Of course you are not being ridiculous OP. He sounds selfish and self absorbed.
Tell him how you feel.
If he won't change, you have your answer.
3 nights a week out for a hobby is a joke.
What about bad your child grows up.
It will be very clear what her dad's priorities are.
My dh played football one night for years, one night. He loved it. It was good for him.
3 nights is utterly ridiculous.
Best of luck. You sound like a lovely, reasonable woman.

takka · 21/05/2019 11:15

No she never came to our house before children, only if she needed to bring her dog over for us to look after, or if they needed something, they never came just to see us!! Xx

OP posts:
Jenasaurus · 21/05/2019 11:16

I had similar when I had 3 under 5s at home, My EX would play Football on Saturday, Footie Practice on Wednesday, Golf on Sunday, Meal out with the lads down the pub every Thursday and Gym on Tuesday and Friday, So Mondays was the only night/day he was home. It got worse as he got older and now the adult DC barely have a relationship with him as he prioritised his needs over bonding with them. I remember once asking him if he would like to go to the Cinema with us and his reaction was "now why would I want to do that" Sad but unfortunately true, some men just aren't good with changing their routine.

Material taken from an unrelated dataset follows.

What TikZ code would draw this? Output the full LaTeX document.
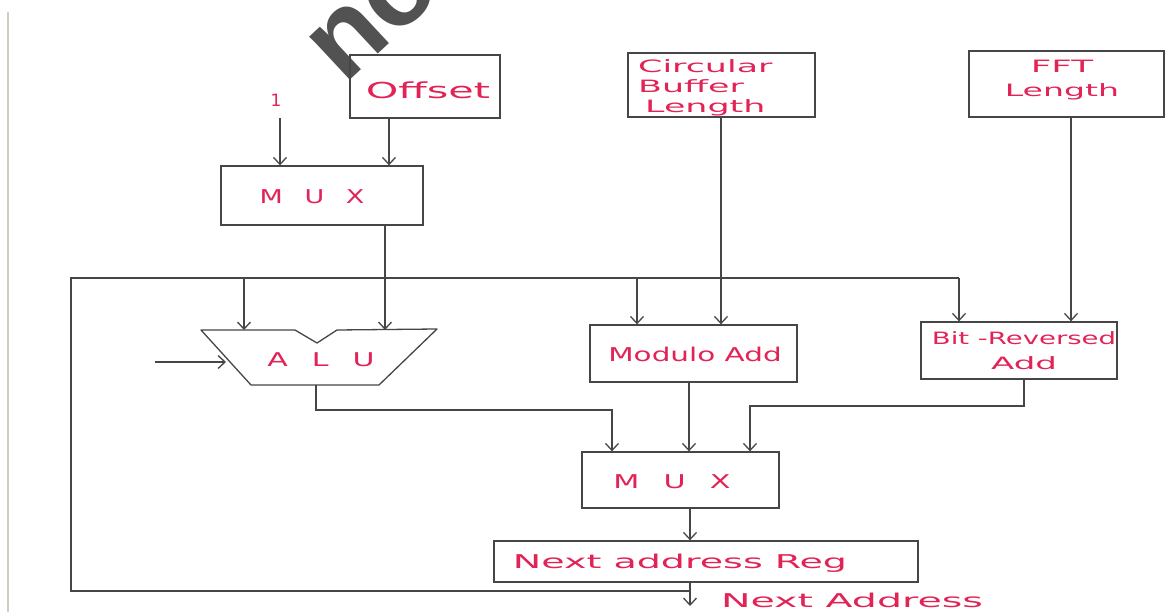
\documentclass[tikz,border=0pt]{standalone}
\usepackage{fontspec}
\setmainfont{DejaVu Sans}
\newfontfamily\wmfont{Liberation Sans}
\usetikzlibrary{arrows.meta}
\definecolor{ink}{RGB}{225,35,85}
\definecolor{pen}{RGB}{70,70,70}
\definecolor{pageedge}{RGB}{205,205,195}
\newcommand{\hs}[2]{\scalebox{#1}[1]{#2}}
\begin{document}
\begin{tikzpicture}[x=1pt,y=-1pt,
  box/.style={draw=pen, line width=1.3pt, inner sep=0pt},
  wire/.style={draw=pen, line width=1.3pt},
  arr/.style={wire, -{Straight Barb[length=7pt,width=13pt]}},
  lbl/.style={text=ink, font=\fontsize{19}{22}\selectfont, inner sep=0pt},
  slbl/.style={text=ink, font=\fontsize{17}{20}\selectfont, inner sep=0pt},
]
\useasboundingbox (0,0) rectangle (1165,612);
\fill[white] (0,0) rectangle (1165,612);
\draw[pageedge, line width=1.5pt] (8,12) -- (8,612);

% watermark fragment
\node[rotate=43, anchor=base west, text=black!68, inner sep=0pt,
      font=\wmfont\bfseries\fontsize{112}{112}\selectfont] (wm) at (344,86) {no};

% boxes
\node[box, minimum width=150pt, minimum height=63pt] (offset) at (425,86.5) {};
\node[lbl] (offsetlbl) at (428,90) {\fontsize{22}{24}\selectfont\hs{1.88}{Offset}};
\node[slbl] (one) at (276,100) {1};

\node[box, minimum width=187pt, minimum height=64pt] (cbl) at (721.5,85) {};
\node[slbl, align=left, anchor=west] (cbllbl) at (638,88) {\hs{2.05}{Circular}\\\hs{2.05}{Buffer}\\\hspace{7pt}\hs{2.05}{Length}};

\node[box, minimum width=195pt, minimum height=66pt] (fft) at (1066.5,84) {};
\node[slbl, align=center] (fftlbl) at (1062,80) {\hs{2.1}{FFT}\\[4pt]\hs{1.95}{Length}};

\node[box, minimum width=202pt, minimum height=59pt] (mux1) at (322,195.5) {};
\node[lbl] (mux1lbl) at (312,197) {\hs{1.42}{M\hspace{0.8em}U\hspace{0.8em}X}};

% ALU
\coordinate (aluTL) at (201,330);
\coordinate (aluTR) at (437,329);
\coordinate (aluBR) at (379,385);
\coordinate (aluBL) at (251,385);
\draw[wire, line join=round] (aluTL) -- (295,330) -- (317,343) -- (337,330) -- (aluTR) -- (aluBR) -- (aluBL) -- cycle;
\node[lbl] (alulbl) at (321,360) {\hs{1.58}{A\hspace{0.8em}L\hspace{0.8em}U}};

\node[box, minimum width=207pt, minimum height=57pt] (mod) at (693.5,353.5) {};
\node[lbl] (modlbl) at (695,354) {\hs{1.55}{Modulo Add}};

\node[box, minimum width=196pt, minimum height=57pt] (bra) at (1019,350.5) {};
\node[slbl, align=center] (bralbl) at (1024,351) {\hs{1.62}{Bit -Reversed}\\[5pt]\hs{2.0}{Add}};

\node[box, minimum width=197pt, minimum height=56pt] (mux2) at (680.5,480) {};
\node[lbl] (mux2lbl) at (672,482) {\hs{1.59}{M\hspace{0.8em}U\hspace{0.8em}X}};

\node[box, minimum width=424pt, minimum height=41pt] (nar) at (706,561.5) {};
\node[lbl] (narlbl) at (680,563) {\hs{2.0}{Next address Reg}};

\node[lbl] (outlbl) at (852,600) {\hs{2.08}{Next Address}};

% column coordinates
\coordinate (c1) at (280,0);
\coordinate (c2) at (389,0);
\coordinate (c3) at (385,0);
\coordinate (b1) at (244,0);
\coordinate (b2) at (637,0);
\coordinate (cx) at (721,0);
\coordinate (fx) at (1071,0);
\coordinate (m1) at (612,410);
\coordinate (m2) at (689,0);
\coordinate (m3) at (750,406);
\coordinate (m4) at (690,0);
\coordinate (braout) at (1024,0);
\coordinate (oneout) at (280,118);
\coordinate (aluin) at (155,362);
\coordinate (aluL) at (226,362);
\coordinate (aluout) at (316,385);
\coordinate (busL) at (71,278);
\coordinate (busR) at (959,278);
\coordinate (fbj) at (690,591);
\coordinate (naout) at (690,606);

% connectors
\draw[arr] (oneout) -- (oneout |- mux1.north);
\draw[arr] (offset.south -| c2) -- (c2 |- mux1.north);
\draw[arr] (mux1.south -| c3) -- (c3 |- aluTL);

\draw[wire] (fbj) -- (fbj -| busL) -- (busL) -- (busR);
\draw[arr] (busL -| b1) -- (b1 |- aluTL);
\draw[arr] (busL -| b2) -- (b2 |- mod.north);
\draw[arr] (busR) -- (busR |- bra.north);
\draw[arr] (cbl.south -| cx) -- (cx |- mod.north);
\draw[arr] (fft.south -| fx) -- (fx |- bra.north);
\draw[arr] (aluin) -- (aluL);

\draw[arr] (aluout) |- (m1) -- (m1 |- mux2.north);
\draw[arr] (mod.south -| m2) -- (m2 |- mux2.north);
\draw[arr] (bra.south -| braout) |- (m3) -- (m3 |- mux2.north);
\draw[arr] (mux2.south -| m4) -- (m4 |- nar.north);
\draw[arr] (nar.south -| m4) -- (naout);
\end{tikzpicture}
\end{document}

MamafromOz · 21/05/2019 11:18

Wow some people are so harsh.

I think what the main issue here is that you don’t feel like a priority in his life. And THAT is what makes seeing him go off 3 days a week to play football hurts so much. I totally get that. If you felt like you and dd were the priority then I bet you wouldn’t mind as much.

DareIAdmit · 21/05/2019 11:19

Thing is you discussed it before, he obviously thinks everything is OK and why wouldn't he? You can't change the rules and just expect him to realise without communicating it with him. It does sound like you need to find a hobby of your own though, what did you do pre-kids?

Damntheman · 21/05/2019 11:28

OP he's being massively unreasonable. Of COURSE hobbies will have to change after having kids, that's just how it is. Kids come first. Why can he not arrange to play after she's in bed, she's only two so presumably she's not awake all evening.

He's taking the piss three times a week. Once a week would be more like it, and MIL certainly doesn't have to see her son/grandchild every single week without fail. It sounds like you've been completely run over.